Il y a deux explications principales. Premièrement, j’avais égaré un des textes, notamment celui qui évoque le Maître des Sons, et on ne peut pas recréer si facilement comme ça une idée qu’on a perdue. C’est comme une poésie, voilà. Enfin bref, j’ai égaré ce texte, et de ce fait, Zëss est demeuré en l’état, inachevé. Pour moi, c’était dramatique, surtout le Maître des Sons, ça a une grande importance. Donc il aurait fallu que le texte soit complet, et sur le plan de la musique, ce n’était pas tout à fait terminé non plus. En outre, Zëss, c’est le Jour du Néant, ce qui veut bien dire ce que ça veut dire, hein : après ça, il n’y a plus rien à espérer, et on ne peut plus rien composer ni créer. Ce qui aurait du signifier pour moi la fin de l’aventure Magma en quelque sorte… Alors je me suis dit non, on ne va pas l’enregistrer maintenant … Et puis au fil des années, quand Stella (NDR : Stella Vander, son épouse, qui fait également partie de la formation) m’a proposé de le terminer afin de pouvoir enfin l’enregistrer, en 2018, j’ai accepté sans réfléchir tout de suite à la portée de l’événement. Mais je me suis dit ensuite : « Mince, Christian, ce sera ton dernier disque« … Et puis j’ai trouvé une idée qui permettait d’en sortir, en imaginant que tout cela n’était finalement qu’un songe, un peu comme quelqu’un qui aurait eu une vision de Zëss, avant de s’éveiller, vous voyez ?.. Ça permettait donc de poursuivre, et de créer encore d’autres choses ensuite. Ça m’a débloqué, le Maître des Sons est réapparu, et j’ai retrouvé un autre bout de papier sur lequel noter un texte, car la première fois, c’était aussi comme ça que ça s’était passé : j’avais écrit ce texte sur petite une enveloppe, et je l’avais égarée. Et cette fois, c’est revenu au point de départ : j’avais une petite enveloppe et un crayon, et le texte m’est revenu en tête. Je me suis dit « mince, il n’y a pas de hasard, ça, c’est un message« . Et voilà, Zëss était enfin complet.

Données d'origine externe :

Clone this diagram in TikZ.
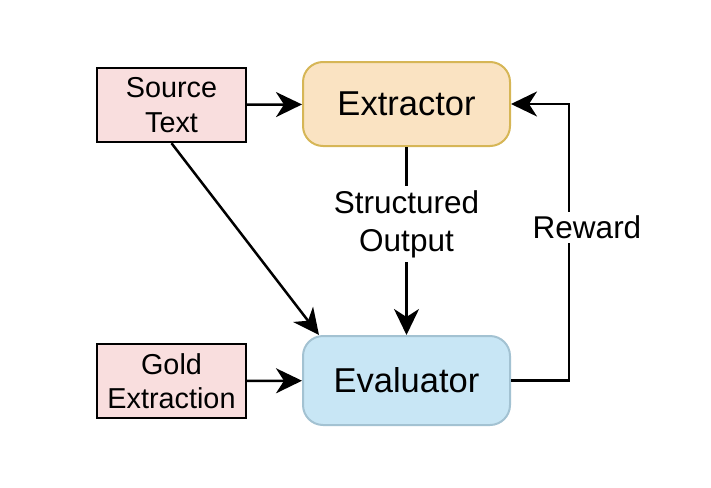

Un peu comme si vous vous étiez envoyé une lettre à vous-même, et qu’elle avait mis quarante ans à arriver…
C’est complètement fou, mais oui…

Enfin, une question un peu personnelle : à ses débuts, MAGMA fut souvent identifié à une certaine image de rigueur, de discipline, et d’un sérieux inaltérable… Qu’est ce qui vous fait rire, Christian Vander, dans la vie de tous les jours ?
… Eh bien je ne sais pas, je ne dois pas rire beaucoup, j’avoue… Et là, actuellement, je suis assez déçu de l’ambiance générale, la façon dont le monde tourne en ce moment.

D’accord. Parce qu’il y a quarante ans déjà, lors de cet album de MAGMA avec Jannick Top en 1978 (Attahk), on vous sentait déjà assez amer et révolté à l’égard de la société, non ?
Certainement, même si ce n’est pas tout à fait le terme que j’emploierais. Je me réfugie beaucoup dans le silence ces derniers temps, si vous voyez ce que je veux dire. Et j’évite de trop croiser les gens. J’exècre un peu ce monde, tel qu’il est aujourd’hui. C’est difficile à exprimer, mais ça ne ressort pas plus que ça dans la musique, hein… C’est simplement ma manière de voir les choses. Disons que je ne suis pas optimiste, voilà tout.

Désabusé ?
Non, j’ai une bonne énergie, je ne lâche pas pour autant.


Vous poursuivez votre chemin ?
Oui, envers et contre tout.

Voilà qui nous fera une belle conclusion, merci pour le temps que vous nous avez accordé.